Emily Bronte's story gets a black Heathcliff
You call tell immediately that this Wuthering Heights is a film by Andrea Arnold, the writer-director of Red Road and Fish Tank. This might be the British filmmaker’s first period adaptation, but her trademarks are all there, from the handheld camerawork capturing dust in the sunshine and almost-square screen ratio to the use of natural light and the up-close-and-then-some relationship with a single character.
In this austere, elemental version of Emily Brontë’s novel, that character is Heathcliff, played first by Solomon Glave and later by James Howson. Arnold’s Heathcliff is not the gypsy of the novel. Here, he’s portrayed as black, and the reluctant members of his new family in a farmhouse on a wind-battered Yorkshire moor react as you might expect to their father’s act of charity in adopting him, considering the time and place.
Like most screen versions, Arnold’s film drops its curtain when Heathcliff’s almost-lover Cathy (Shannon Beer and then Kaya Scodelario), also his adopted sister, leaves the story, and so ignores the second half. But this spin on the book pays as much attention to weather and animals, plants and insects as it does to the tragedy of unfulfilled love as its core. Nature offers cameos from hawks, dogs, rabbits, sheep and beetles. For Arnold, landscape and wildlife are substitutes for needless dialogue and exposition.
The film’s interest in dirt and dust, blood and bogs, brings to mind the earthiness of Andrew Kötting’s Émile Zola adaptation, This Filthy Earth, although the intimate shots of nature recall Terrence Malick.

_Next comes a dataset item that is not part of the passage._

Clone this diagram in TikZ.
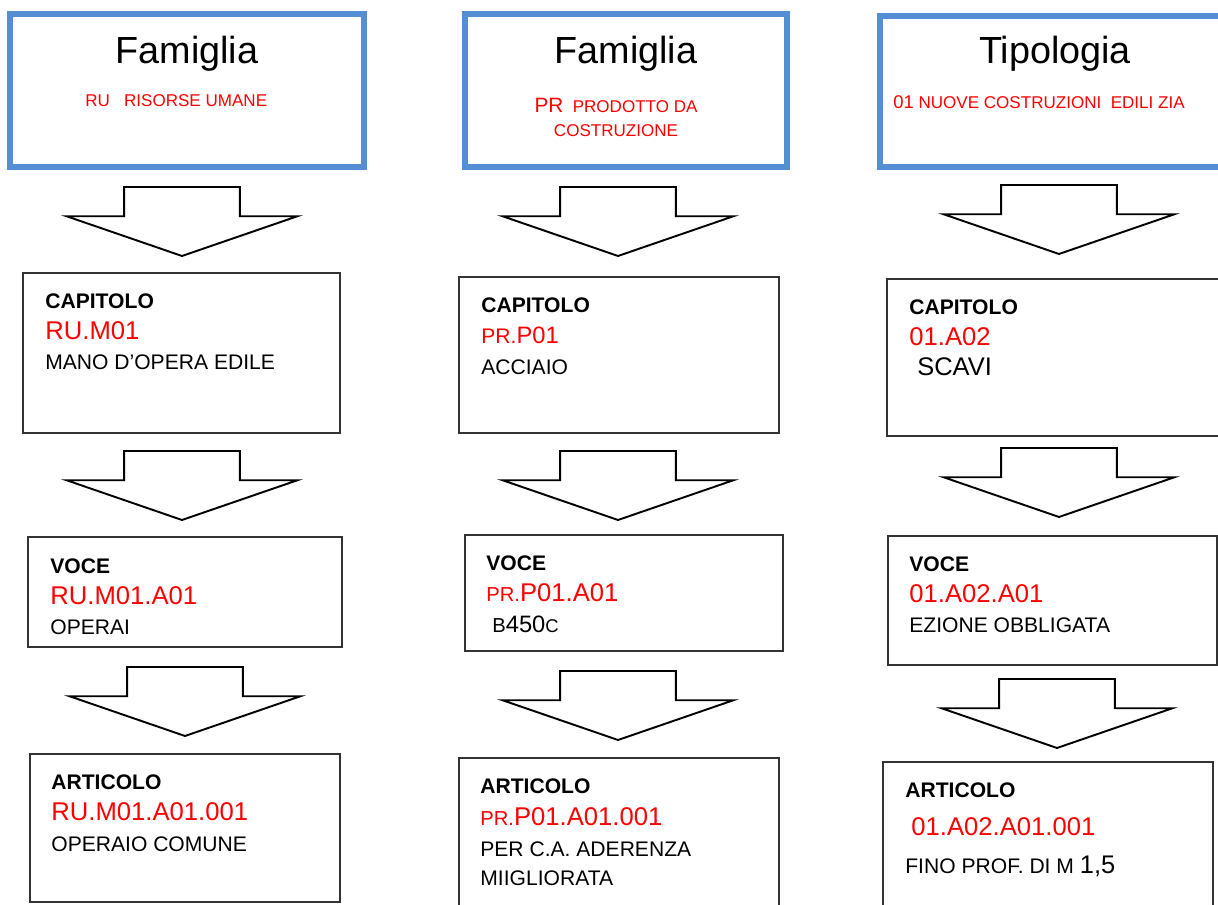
\documentclass[tikz,border=0pt]{standalone}
\usepackage{fontspec}
\setmainfont{Liberation Sans}
\usetikzlibrary{shapes.arrows}
\definecolor{boxblue}{RGB}{85,142,213}
\newcommand{\atsize}[2]{{\fontsize{#1}{#1}\selectfont #2}}

\begin{document}
\begin{tikzpicture}[
    x=0.02cm, y=-0.02cm,
    topbox/.style={draw=boxblue,line width=3.4pt,inner sep=0pt},
    levelbox/.style={draw=black!80,line width=0.8pt,inner sep=0pt},
    blockarrow/.style={
      single arrow,
      draw=black,
      fill=white,
      line width=1.1pt,
      shape border rotate=270,
      minimum height=1.38cm,
      minimum width=4.58cm,
      single arrow head extend=1.15cm,
      single arrow tip angle=142,
      inner xsep=1.14cm,
      inner ysep=0pt,
      anchor=tip
    },
    title/.style={inner sep=0pt,anchor=base,font=\fontsize{21.5}{24}\selectfont},
    family/.style={inner sep=0pt,text=red,font=\fontsize{9.7}{11}\selectfont},
    level/.style={inner sep=0pt,anchor=base west,font=\fontsize{12}{14}\selectfont\bfseries},
    code/.style={inner sep=0pt,anchor=base west,text=red,font=\fontsize{14.6}{17}\selectfont},
    desc/.style={inner sep=0pt,anchor=base west,font=\fontsize{12}{14}\selectfont}
  ]
    \path[use as bounding box,clip] (0,0) rectangle (1218,904);

    % top row
    \node[topbox,minimum width=7.08cm,minimum height=3.06cm] (fam1) at (187,90.5) {};
    \node[topbox,minimum width=6.44cm,minimum height=3.06cm] (fam2) at (626,90.5) {};
    \node[topbox,minimum width=7.2cm,minimum height=3.02cm] (tip3) at (1060,91.5) {};

    \node[title] (fam1-title) at (187,63) {Famiglia};
    \node[family,anchor=base west] (fam1-code) at (85,106) {RU\ \ \ RISORSE UMANE};
    \node[title] (fam2-title) at (626,63) {Famiglia};
    \node[family,anchor=base] (fam2-code) at (616,112) {\atsize{11.8}{PR}\ \ PRODOTTO DA};
    \node[family,anchor=base] (fam2-name) at (616,136) {COSTRUZIONE};
    \node[title] (tip3-title) at (1055,63) {Tipologia};
    \node[family,anchor=base west] (tip3-code) at (893,108) {\atsize{10.5}{01} NUOVE COSTRUZIONI\ \ EDILI ZIA};

    % level boxes
    \node[levelbox,minimum width=6.34cm,minimum height=3.2cm] (cap1) at (181.5,353) {};
    \node[levelbox,minimum width=6.4cm,minimum height=3.12cm] (cap2) at (619,355) {};
    \node[levelbox,minimum width=7.06cm,minimum height=3.14cm] (cap3) at (1063.5,357.5) {};
    \node[levelbox,minimum width=6.28cm,minimum height=2.2cm] (voce1) at (185,592) {};
    \node[levelbox,minimum width=6.36cm,minimum height=2.32cm] (voce2) at (624,593) {};
    \node[levelbox,minimum width=6.58cm,minimum height=2.58cm] (voce3) at (1052.5,600.5) {};
    \node[levelbox,minimum width=6.2cm,minimum height=2.96cm] (art1) at (185,828) {};
    \node[levelbox,minimum width=6.4cm,minimum height=3.08cm] (art2) at (619,835) {};
    \node[levelbox,minimum width=6.6cm,minimum height=3.0cm] (art3) at (1048,837) {};

    % block arrows
    \foreach \x/\y [count=\i] in {182/257,618/257,1059/255,182/521,618/521,1059/518,185/737,618/741,1057/749}
      \node[blockarrow] (flow\i) at (\x,\y) {};

    % first column
    \node[level] (cap1-head) at (45,308) {CAPITOLO};
    \node[code] (cap1-code) at (45,339) {RU.M01};
    \node[desc] (cap1-desc) at (45,369) {MANO D’OPERA EDILE};
    \node[level] (voce1-head) at (50,573) {VOCE};
    \node[code] (voce1-code) at (50,604) {RU.M01.A01};
    \node[desc] (voce1-desc) at (50,634) {OPERAI};
    \node[level] (art1-head) at (51,789) {ARTICOLO};
    \node[code] (art1-code) at (51,820) {RU.M01.A01.001};
    \node[desc] (art1-desc) at (51,851) {OPERAIO COMUNE};

    % second column
    \node[level] (cap2-head) at (481,312) {CAPITOLO};
    \node[code] (cap2-code) at (481,343) {\atsize{12}{PR.}\atsize{13.5}{P01}};
    \node[desc] (cap2-desc) at (481,374) {ACCIAIO};
    \node[level] (voce2-head) at (486,570) {VOCE};
    \node[code] (voce2-code) at (486,601) {\atsize{11.5}{PR.}P01.A01};
    \node[desc] (voce2-desc) at (492,632) {\atsize{11.5}{B}\atsize{13.5}{450}\atsize{10.5}{C}};
    \node[level] (art2-head) at (480,793) {ARTICOLO};
    \node[code] (art2-code) at (480,825) {\atsize{11.5}{PR.}P01.A01.001};
    \node[desc] (art2-desc) at (480,856) {PER C.A. ADERENZA};
    \node[desc] (art2-more) at (480,885) {MIIGLIORATA};

    % third column
    \node[level] (cap3-head) at (909,314) {CAPITOLO};
    \node[code] (cap3-code) at (909,345) {01.A02};
    \node[desc,font=\fontsize{14.5}{17}\selectfont] (cap3-desc) at (917,375) {SCAVI};
    \node[level] (voce3-head) at (909,571) {VOCE};
    \node[code] (voce3-code) at (909,602) {01.A02.A01};
    \node[desc] (voce3-desc) at (909,632) {EZIONE OBBLIGATA};
    \node[level] (art3-head) at (905,797) {ARTICOLO};
    \node[code] (art3-code) at (911,835) {01.A02.A01.001};
    \node[desc] (art3-desc) at (905,873) {FINO PROF. DI M \atsize{14.5}{1,5}};
  \end{tikzpicture}
\end{document}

There’s a touch of the Ken Loach of Days of Hope in its unfussy, non-decorous approach to period – although, unlike them, Arnold prefers little talk.
This silence and the intimate cosying-up to Heathcliff becomes a slight problem in the film’s later stages. Here, older Heathcliff and Cathy are not as interesting as their younger selves – and nor are the actors playing them. Howson looks lost and Scodelario is a thin presence. The film’s later chapters feel too much like standard melodrama with the sound off – and by this stage, cinematographer Robbie Ryan’s exquisite imagery becomes a touch repetitive too.
But the best of the film – the first hour – is excellent. Arnold’s strongest work goes into exploring Heathcliff and Cathy’s tentative romance with tenderness and a visceral sense of where pain meets pleasure. Glave and Beer work well together. A scene of them fighting in the mud contains all the longing necessary to explain the distress of their later parting. Arnold is great at exploring Heathcliff’s isolation, showing us only what he sees as he lurks round corners or peers through doors.
The film’s lack of final tragedy is a difficulty. By the end, you feel as shut off from this world as Heathcliff, a stranger in his own story. It’s a smart approach – but not fully satisfying to share. Still, Arnold’s film looks astounding and there are clever choices in every scene.